The person who could lend the biggest hand is one-time galaxy savior Luke Skywalker (Mark Hamill), although despite the pleadings of unwanted house-guest Rey, (Daisy Ridley), he has no intention of leaving his self-imposed exile. Luke is a broken man in The Last Jedi. He blames himself for Kylo Ren’s turn to the dark side and has grown weary of a world that he sees as having fallen into an endless cycle of light-vs-dark turmoil. He knows Rey has a special gift but finds no point in teaching her the ways of the Jedi or joining her on a quest to fight the First Order. Meanwhile, Kylo — under immense pressure from his master, Supreme Leader Snoke (Andy Serkis) — finds a way to begin exerting his own influence over Rey. It’s no surprise that the push and pull between these three makes for the movie’s strongest scenes. Ridley had more shades to play in The Force Awakens, but she still makes for a fine Star Wars heroine here. Driver gets better and better the more complex Kylo Ren’s ambitions become. And, best of all, Hamill — more known for voice-over work than on-screen acting since 1983’s Return of the Jedi — proves more than capable of bringing back an iconic character who’s changed a lot over time but still shows flashes of the eager farmboy we remember. Most of the movie’s biggest surprises and emotional beats involve Luke. One scene with him in particular basically left me a puddle on the theater floor.
Back with the Resistance fleet, an out-of-his-coma Finn (John Boyega) and a Resistance maintenance worker named Rose (Kelly Marie Tran) hatch a plan that could save the Resistance, but it entails flying off to an opulent casino planet to find help. They end up procuring the services of a shady hacker (Benicio Del Toro), who insists he can get them inside the First Order ship that houses their powerful tracking equipment. Strangely, Finn’s storyline works the least for me, even though it may be the one that most ties into the theme of rebellion … or, more specifically, to the notion that the smallest kernels of hope can lead to tidal waves of change for those who are oppressed. Unfortunately, the casino world just isn’t all that intriguing, and Del Toro didn’t do much for me. It’s also surprising that Finn and newcomer Rose are basically equal partners in their section of the movie, with Rose actually being the biggest motivator most of the time. For the record, I can live with this because Tran is capable and because there’s something right and honorable about putting an young Asian woman new to the series on equal footing with a young black man who is a series lead. (Yay for diversity in the galaxy!) Still, Finn was more fun and interesting last time around, and the big question he grapples with here — should he flee or fight? — is basically just a repeat.

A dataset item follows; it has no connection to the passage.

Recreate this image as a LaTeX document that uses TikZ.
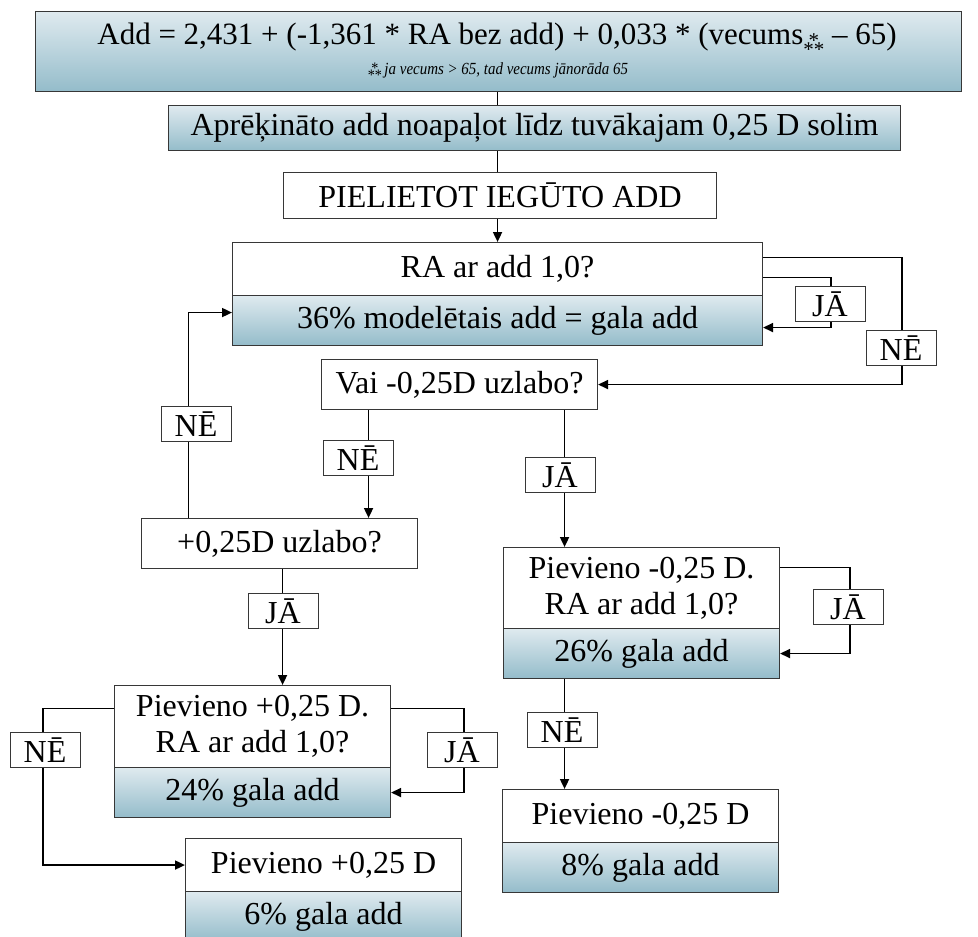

Poe is more interesting this time, mostly because he’s a much, much bigger asshole. He disobeys Leia, butts heads with another Resistance leader played by Laura Dern, and goes through a lot of growing pains over the course of the movie to become something greater than the cocksure-but-reckless pilot we met in The Force Awakens. It’s a nice arc for the character; similar to Han Solo’s over the course of the original trilogy but different enough to be its own thing. Isaac, of course, is charming and dreamy no matter how prickly Poe can be. This franchise continues to be lucky to have him.
For a good chunk of the movie, these three plotlines play out separately before they inevitably start colliding. This is where I stop with the specifics, but just know Johnson takes the story in directions impossible to predict. Characters make shocking choices. Fast ones are pulled over on the villains and the audience. There are multiple acts of self-sacrifice (too many, if you ask me). Johnson finds time to weave in a surprising sub-theme about war profiteering. The Last Jedi is two and a half hours for a reason, people. And even still, there are beloved Star Wars characters who get the short shrift. Han’s death is acknowledged in touching but very brief ways. Chewbacca is barely in the movie. In fact, the Porgs — who really turn out to be much ado about nothing — are only around to give the big furry guy something to do for the couple of minutes he’s on screen. The droids are also non-factors, with Threepio and Artoo pushed further into the background and BB-8 not getting a moment to match his “thumbs up” from The Force Awakens. (I’m going to hazard a guess that there was a lot of BB-8 stuff that hit the cutting-room floor.) Still, Johnson does his best to please all factions of Star Wars fandom while also making sure there’s real weight to every laser blast fired. He was an excellent choice to bring into the Lucasfilm fold.
Thanks largely the Lucas’s original three Star Wars films, movie-goers have learned to consume these things as trilogies, where things are set up in the first film, escalated in the second and then wrapped up in the third. But Johnson clearly has no interest in templates, and, with The Last Jedi, he’s shattered that paradigm. In fact, I’m convinced he gave no more than two minutes of thought to what a returning J.J. Abrams is going to have to work with for Episode IX. It feels like he sunk everything he had to say about these characters into this single film. The end result is a Star Wars movie that I’d be totally fine with being the last one I ever saw, if circumstances somehow dictated it so. That’s not to say I don’t want to see more (I do!) or there aren’t character and story threads still dangling (there are!). But this is a complete and assured work that says what it wants to say about a galaxy far, far away without worrying about its place in the saga at large.